Saturday, August 18, 2012

Visiting artist

I have dipped my toe into the school system again - a friend is an art teacher in a primary school and invited me to work with small groups of grade 3/4 children to teach them silk painting. I have the grand title of Visiting Textile Artist.
My previous experience has been as a generalist teacher but I had done some silk painting with some of my classes and with multi-age groups on theme days.  However, it is several years since I have ventured back into a school, so I was feeling rather nervous.
It is also quite a few years since I have done silk painting.  Dare I admit that it could well be 15-20 years?  We did do a little in my Textiles and Design course but that was using a screen and Manutex, not the way I was used to and not the way we did it this time.
I had forgotten how much time is spent in preparation and cleaning up - and how little time there is between classes.  Actually, I have not had to cope with that latter problem very often, it is more relevant to specialist teachers and now I have a much greater appreciation of how hard it is.
So far the lessons have been a success.  The children have produced some lovely work, using limited resources.  Really, all you need is the silk, the dye and some embroidery hoops - and a space.
Here are pictures of some of the pieces as I have been ironing them.
I am not sure why I call it silk painting when we use dye, not paint.  Maybe because we use a brush to put the dye onto the silk.We used heat set dyes from Kraft Kolour, very easy to use.

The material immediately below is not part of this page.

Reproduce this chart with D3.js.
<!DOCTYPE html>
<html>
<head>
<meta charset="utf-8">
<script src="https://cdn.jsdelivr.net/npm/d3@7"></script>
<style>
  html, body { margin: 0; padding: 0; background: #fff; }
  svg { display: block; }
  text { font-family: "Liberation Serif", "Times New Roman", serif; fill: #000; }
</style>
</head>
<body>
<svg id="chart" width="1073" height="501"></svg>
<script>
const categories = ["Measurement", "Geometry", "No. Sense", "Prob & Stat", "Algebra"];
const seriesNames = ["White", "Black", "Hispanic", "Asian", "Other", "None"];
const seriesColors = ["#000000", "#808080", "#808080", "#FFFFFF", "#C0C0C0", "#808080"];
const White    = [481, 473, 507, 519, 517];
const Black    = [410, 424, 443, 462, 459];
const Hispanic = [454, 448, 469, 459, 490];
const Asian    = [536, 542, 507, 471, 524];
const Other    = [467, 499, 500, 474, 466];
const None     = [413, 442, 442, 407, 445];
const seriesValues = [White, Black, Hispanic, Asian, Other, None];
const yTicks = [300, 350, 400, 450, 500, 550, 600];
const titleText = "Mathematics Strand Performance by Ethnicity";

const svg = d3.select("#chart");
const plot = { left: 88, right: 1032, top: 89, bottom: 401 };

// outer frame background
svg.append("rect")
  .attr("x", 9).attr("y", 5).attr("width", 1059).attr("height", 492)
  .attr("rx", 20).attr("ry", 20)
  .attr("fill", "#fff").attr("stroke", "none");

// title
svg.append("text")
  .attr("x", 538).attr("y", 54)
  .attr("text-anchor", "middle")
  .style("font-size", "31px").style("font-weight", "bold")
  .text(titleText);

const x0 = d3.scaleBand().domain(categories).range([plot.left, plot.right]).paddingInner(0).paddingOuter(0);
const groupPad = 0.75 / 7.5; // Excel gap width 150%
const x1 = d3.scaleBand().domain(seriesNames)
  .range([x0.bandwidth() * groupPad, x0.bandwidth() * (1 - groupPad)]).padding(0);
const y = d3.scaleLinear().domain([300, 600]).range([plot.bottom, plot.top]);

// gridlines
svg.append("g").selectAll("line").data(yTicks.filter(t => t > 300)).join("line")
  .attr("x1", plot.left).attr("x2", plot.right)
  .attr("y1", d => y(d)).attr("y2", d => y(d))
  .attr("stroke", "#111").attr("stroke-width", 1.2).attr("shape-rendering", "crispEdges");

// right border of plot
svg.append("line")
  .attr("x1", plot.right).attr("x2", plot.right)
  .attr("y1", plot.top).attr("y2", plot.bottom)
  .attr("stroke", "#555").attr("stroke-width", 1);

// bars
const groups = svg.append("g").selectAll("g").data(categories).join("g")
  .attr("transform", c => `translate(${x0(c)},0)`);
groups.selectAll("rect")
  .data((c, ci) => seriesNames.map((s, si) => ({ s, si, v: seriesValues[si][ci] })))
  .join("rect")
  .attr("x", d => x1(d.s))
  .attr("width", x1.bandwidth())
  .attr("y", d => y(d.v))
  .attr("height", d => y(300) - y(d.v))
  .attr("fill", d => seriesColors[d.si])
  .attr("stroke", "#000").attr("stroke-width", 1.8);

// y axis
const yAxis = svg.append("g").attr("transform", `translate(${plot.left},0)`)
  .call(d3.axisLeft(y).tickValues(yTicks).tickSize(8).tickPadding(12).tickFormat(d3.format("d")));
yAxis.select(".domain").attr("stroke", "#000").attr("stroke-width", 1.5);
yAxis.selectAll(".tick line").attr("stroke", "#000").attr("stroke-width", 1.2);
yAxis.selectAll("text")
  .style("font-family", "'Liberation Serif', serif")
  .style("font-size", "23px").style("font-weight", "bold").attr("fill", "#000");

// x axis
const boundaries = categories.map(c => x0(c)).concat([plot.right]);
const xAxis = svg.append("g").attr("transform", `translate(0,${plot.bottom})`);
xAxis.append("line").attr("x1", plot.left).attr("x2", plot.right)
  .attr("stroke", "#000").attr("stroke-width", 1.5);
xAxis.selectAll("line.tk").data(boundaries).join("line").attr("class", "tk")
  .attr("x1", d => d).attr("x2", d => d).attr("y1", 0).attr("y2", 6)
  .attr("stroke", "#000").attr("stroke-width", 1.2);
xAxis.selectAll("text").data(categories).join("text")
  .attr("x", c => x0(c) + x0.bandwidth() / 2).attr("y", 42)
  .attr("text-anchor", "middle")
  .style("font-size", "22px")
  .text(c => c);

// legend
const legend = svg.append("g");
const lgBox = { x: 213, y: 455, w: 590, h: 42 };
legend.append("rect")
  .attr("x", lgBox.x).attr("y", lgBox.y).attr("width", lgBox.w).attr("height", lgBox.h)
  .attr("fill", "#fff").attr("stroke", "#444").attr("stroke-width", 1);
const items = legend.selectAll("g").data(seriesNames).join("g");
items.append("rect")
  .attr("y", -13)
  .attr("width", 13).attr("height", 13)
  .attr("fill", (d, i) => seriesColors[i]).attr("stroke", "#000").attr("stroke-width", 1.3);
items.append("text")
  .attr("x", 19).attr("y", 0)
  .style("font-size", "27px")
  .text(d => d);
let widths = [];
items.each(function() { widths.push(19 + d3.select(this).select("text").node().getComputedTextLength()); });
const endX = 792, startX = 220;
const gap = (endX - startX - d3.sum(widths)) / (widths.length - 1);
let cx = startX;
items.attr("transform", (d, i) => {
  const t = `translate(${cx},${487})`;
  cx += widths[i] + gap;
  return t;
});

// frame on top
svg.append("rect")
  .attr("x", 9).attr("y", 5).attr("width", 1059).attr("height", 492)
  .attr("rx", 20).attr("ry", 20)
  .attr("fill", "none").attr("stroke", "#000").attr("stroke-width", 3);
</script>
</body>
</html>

I decided to limit the colours to red, blue and yellow and the dyes mixed on the silk to produce the other lovely colours.
We also used table and rock salt to produce some of the patterning you see.

3 comments:

parlance said...

They're lovely. Such a simple but effective technique.

Glennis said...

I agree with Parlance; they are lovely.

Mary said...

Thanks Parlance and Glennis, I like them too but now we have to decide what to use them for - if we don't just put them into their visual diaries. Yes, even the grade 3 & 4 children have them.